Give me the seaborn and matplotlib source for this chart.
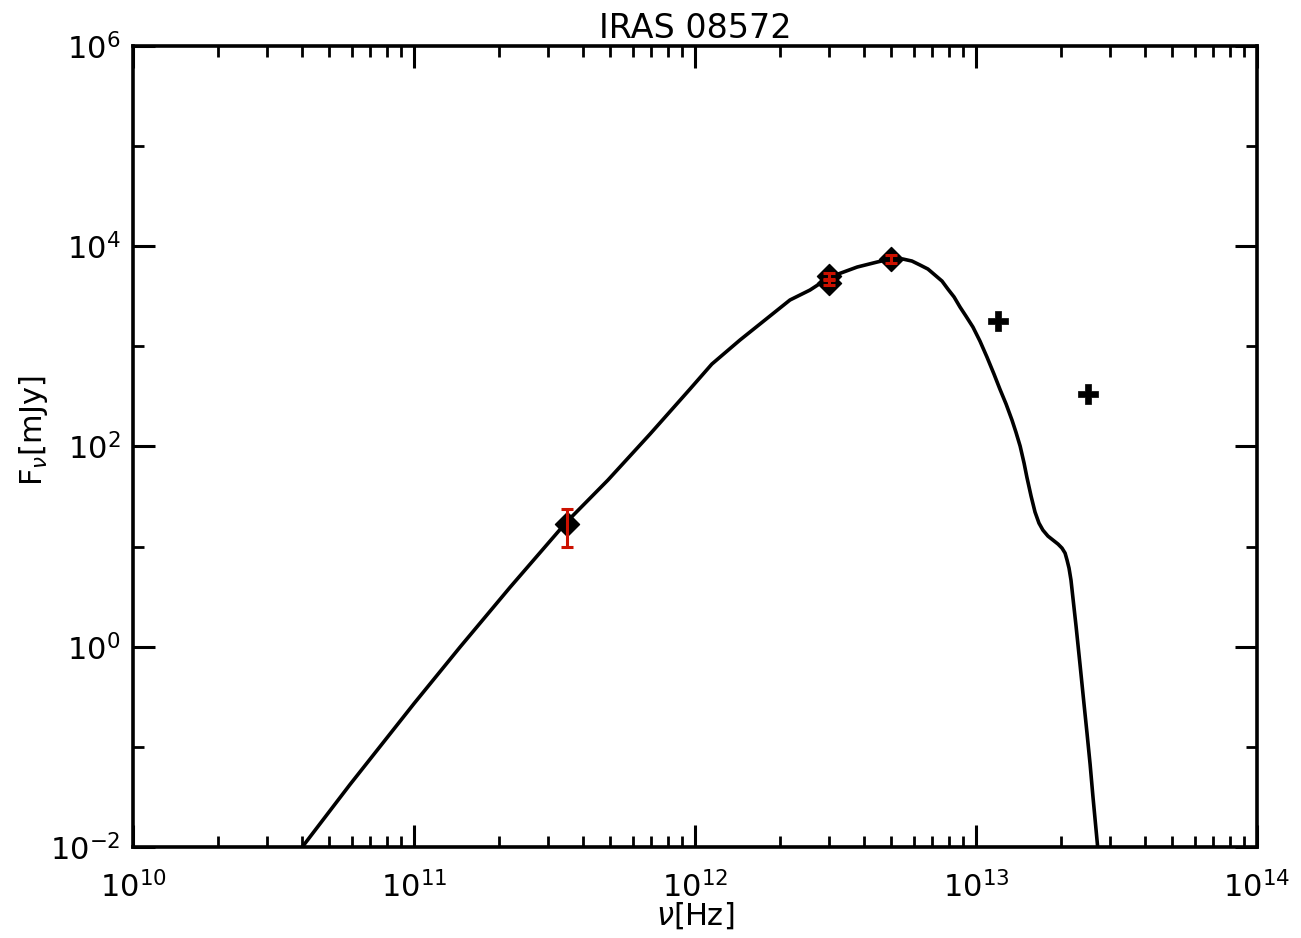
import numpy as np
import pandas as pd
import matplotlib
matplotlib.use("Agg")
import matplotlib.pyplot as plt
import matplotlib.ticker as mticker
import seaborn as sns

# SED model curve (log10 of frequency in Hz, log10 of flux density in mJy)
model_log_nu = [10.591, 10.772, 11.000, 11.164, 11.342, 11.541, 11.690, 11.840,
                11.982, 12.060, 12.160, 12.249, 12.338, 12.409, 12.480, 12.577,
                12.648, 12.694, 12.740, 12.772, 12.801, 12.829, 12.854, 12.879,
                12.900, 12.922, 12.943, 12.964, 12.989, 13.014, 13.039, 13.064,
                13.085, 13.107, 13.128, 13.142, 13.157, 13.171, 13.181, 13.196,
                13.210, 13.224, 13.238, 13.256, 13.274, 13.292, 13.306, 13.317,
                13.324, 13.331, 13.338, 13.345, 13.356, 13.370, 13.384, 13.395,
                13.406, 13.416, 13.434]
model_log_flux = [-2.042, -1.377, -0.568, -0.003, 0.594, 1.240, 1.664, 2.124,
                  2.573, 2.823, 3.063, 3.263, 3.463, 3.562, 3.692, 3.792,
                  3.842, 3.872, 3.872, 3.852, 3.812, 3.772, 3.712, 3.652,
                  3.572, 3.493, 3.393, 3.303, 3.193, 3.053, 2.893, 2.723,
                  2.573, 2.424, 2.264, 2.144, 2.004, 1.834, 1.694, 1.504,
                  1.345, 1.235, 1.165, 1.105, 1.065, 1.025, 0.985, 0.935,
                  0.865, 0.785, 0.665, 0.486, 0.206, -0.174, -0.563, -0.863,
                  -1.173, -1.493, -2.032]

# Photometry used in the fit (Hz, mJy, 1-sigma errors in mJy)
fit_nu = [3.5e11, 3.0e12, 3.0e12, 5.0e12]
fit_flux = [17.0, 5050.0, 4300.0, 7450.0]
fit_err_lo = [7.1, 350.0, 210.0, 650.0]
fit_err_hi = [6.7, 350.0, 260.0, 700.0]

# Mid-infrared photometry not used in the fit
extra_nu = [1.2e13, 2.5e13]
extra_flux = [1790.0, 333.0]

model = pd.DataFrame({"nu": np.power(10.0, model_log_nu),
                      "flux": np.power(10.0, model_log_flux)})
fit = pd.DataFrame({"nu": fit_nu, "flux": fit_flux})
extra = pd.DataFrame({"nu": extra_nu, "flux": extra_flux})

sns.set_theme(style="white")
plt.rcParams["font.family"] = ["DejaVu Sans"]
plt.rcParams["mathtext.fontset"] = "dejavusans"
for key in ("text.color", "axes.labelcolor", "xtick.color", "ytick.color",
            "axes.edgecolor"):
    plt.rcParams[key] = "black"

fig = plt.figure(figsize=(13.01, 9.38), dpi=100)
ax = fig.add_axes([0.1022, 0.0970, 0.8640, 0.8540])

ax.set_xscale("log")
ax.set_yscale("log")

sns.lineplot(data=model, x="nu", y="flux", sort=False, color="black",
             linewidth=2.6, ax=ax, zorder=2)
sns.scatterplot(data=fit, x="nu", y="flux", marker="D", s=150, color="black",
                edgecolor="black", linewidth=1.0, ax=ax, zorder=3)
ax.errorbar(fit_nu, fit_flux, yerr=[fit_err_lo, fit_err_hi], fmt="none",
            ecolor="#cc1100", elinewidth=2.2, capsize=4, capthick=2.2, zorder=4)
sns.scatterplot(data=extra, x="nu", y="flux", marker="P", s=220, color="black",
                edgecolor="black", linewidth=0.5, ax=ax, zorder=3)

ax.set_xlim(1e10, 1e14)
ax.set_ylim(1e-2, 1e6)

ax.xaxis.set_major_locator(mticker.LogLocator(base=10, numticks=10))
ax.xaxis.set_minor_locator(mticker.LogLocator(base=10, subs=np.arange(2, 10), numticks=20))
ax.xaxis.set_minor_formatter(mticker.NullFormatter())
ax.yaxis.set_major_locator(mticker.FixedLocator([1e-2, 1e0, 1e2, 1e4, 1e6]))
ax.yaxis.set_minor_locator(mticker.FixedLocator([1e-1, 1e1, 1e3, 1e5]))
ax.yaxis.set_minor_formatter(mticker.NullFormatter())
ax.yaxis.set_major_formatter(mticker.LogFormatterSciNotation())

ax.tick_params(which="both", direction="in", top=True, right=True,
               bottom=True, left=True, color="black")
ax.tick_params(which="major", length=16, width=2.2, labelsize=22)
ax.tick_params(axis="x", which="major", pad=17)
ax.tick_params(axis="y", which="major", length=16, pad=9)
ax.tick_params(which="minor", length=8, width=2.0)
for side in ax.spines.values():
    side.set_linewidth(2.6)
    side.set_color("black")

ax.set_xlabel(r"$\nu$[Hz]", fontsize=22, labelpad=-2)
ax.set_ylabel(r"F$_\nu$[mJy]", fontsize=22)
ax.yaxis.set_label_coords(-0.074, 0.52)
ax.set_title("IRAS 08572", fontsize=24, pad=6)

fig.savefig("out.png", dpi=100, facecolor="white")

------------------------------------------------------------------------

* [Task objective] Go through the material above and print all of it exactly, except the pictures.

* [Task response]
Give me the seaborn and matplotlib source for this chart.
import numpy as np
import pandas as pd
import matplotlib
matplotlib.use("Agg")
import matplotlib.pyplot as plt
import matplotlib.ticker as mticker
import seaborn as sns

# SED model curve (log10 of frequency in Hz, log10 of flux density in mJy)
model_log_nu = [10.591, 10.772, 11.000, 11.164, 11.342, 11.541, 11.690, 11.840,
                11.982, 12.060, 12.160, 12.249, 12.338, 12.409, 12.480, 12.577,
                12.648, 12.694, 12.740, 12.772, 12.801, 12.829, 12.854, 12.879,
                12.900, 12.922, 12.943, 12.964, 12.989, 13.014, 13.039, 13.064,
                13.085, 13.107, 13.128, 13.142, 13.157, 13.171, 13.181, 13.196,
                13.210, 13.224, 13.238, 13.256, 13.274, 13.292, 13.306, 13.317,
                13.324, 13.331, 13.338, 13.345, 13.356, 13.370, 13.384, 13.395,
                13.406, 13.416, 13.434]
model_log_flux = [-2.042, -1.377, -0.568, -0.003, 0.594, 1.240, 1.664, 2.124,
                  2.573, 2.823, 3.063, 3.263, 3.463, 3.562, 3.692, 3.792,
                  3.842, 3.872, 3.872, 3.852, 3.812, 3.772, 3.712, 3.652,
                  3.572, 3.493, 3.393, 3.303, 3.193, 3.053, 2.893, 2.723,
                  2.573, 2.424, 2.264, 2.144, 2.004, 1.834, 1.694, 1.504,
                  1.345, 1.235, 1.165, 1.105, 1.065, 1.025, 0.985, 0.935,
                  0.865, 0.785, 0.665, 0.486, 0.206, -0.174, -0.563, -0.863,
                  -1.173, -1.493, -2.032]

# Photometry used in the fit (Hz, mJy, 1-sigma errors in mJy)
fit_nu = [3.5e11, 3.0e12, 3.0e12, 5.0e12]
fit_flux = [17.0, 5050.0, 4300.0, 7450.0]
fit_err_lo = [7.1, 350.0, 210.0, 650.0]
fit_err_hi = [6.7, 350.0, 260.0, 700.0]

# Mid-infrared photometry not used in the fit
extra_nu = [1.2e13, 2.5e13]
extra_flux = [1790.0, 333.0]

model = pd.DataFrame({"nu": np.power(10.0, model_log_nu),
                      "flux": np.power(10.0, model_log_flux)})
fit = pd.DataFrame({"nu": fit_nu, "flux": fit_flux})
extra = pd.DataFrame({"nu": extra_nu, "flux": extra_flux})

sns.set_theme(style="white")
plt.rcParams["font.family"] = ["DejaVu Sans"]
plt.rcParams["mathtext.fontset"] = "dejavusans"
for key in ("text.color", "axes.labelcolor", "xtick.color", "ytick.color",
            "axes.edgecolor"):
    plt.rcParams[key] = "black"

fig = plt.figure(figsize=(13.01, 9.38), dpi=100)
ax = fig.add_axes([0.1022, 0.0970, 0.8640, 0.8540])

ax.set_xscale("log")
ax.set_yscale("log")

sns.lineplot(data=model, x="nu", y="flux", sort=False, color="black",
             linewidth=2.6, ax=ax, zorder=2)
sns.scatterplot(data=fit, x="nu", y="flux", marker="D", s=150, color="black",
                edgecolor="black", linewidth=1.0, ax=ax, zorder=3)
ax.errorbar(fit_nu, fit_flux, yerr=[fit_err_lo, fit_err_hi], fmt="none",
            ecolor="#cc1100", elinewidth=2.2, capsize=4, capthick=2.2, zorder=4)
sns.scatterplot(data=extra, x="nu", y="flux", marker="P", s=220, color="black",
                edgecolor="black", linewidth=0.5, ax=ax, zorder=3)

ax.set_xlim(1e10, 1e14)
ax.set_ylim(1e-2, 1e6)

ax.xaxis.set_major_locator(mticker.LogLocator(base=10, numticks=10))
ax.xaxis.set_minor_locator(mticker.LogLocator(base=10, subs=np.arange(2, 10), numticks=20))
ax.xaxis.set_minor_formatter(mticker.NullFormatter())
ax.yaxis.set_major_locator(mticker.FixedLocator([1e-2, 1e0, 1e2, 1e4, 1e6]))
ax.yaxis.set_minor_locator(mticker.FixedLocator([1e-1, 1e1, 1e3, 1e5]))
ax.yaxis.set_minor_formatter(mticker.NullFormatter())
ax.yaxis.set_major_formatter(mticker.LogFormatterSciNotation())

ax.tick_params(which="both", direction="in", top=True, right=True,
               bottom=True, left=True, color="black")
ax.tick_params(which="major", length=16, width=2.2, labelsize=22)
ax.tick_params(axis="x", which="major", pad=17)
ax.tick_params(axis="y", which="major", length=16, pad=9)
ax.tick_params(which="minor", length=8, width=2.0)
for side in ax.spines.values():
    side.set_linewidth(2.6)
    side.set_color("black")

ax.set_xlabel(r"$\nu$[Hz]", fontsize=22, labelpad=-2)
ax.set_ylabel(r"F$_\nu$[mJy]", fontsize=22)
ax.yaxis.set_label_coords(-0.074, 0.52)
ax.set_title("IRAS 08572", fontsize=24, pad=6)

fig.savefig("out.png", dpi=100, facecolor="white")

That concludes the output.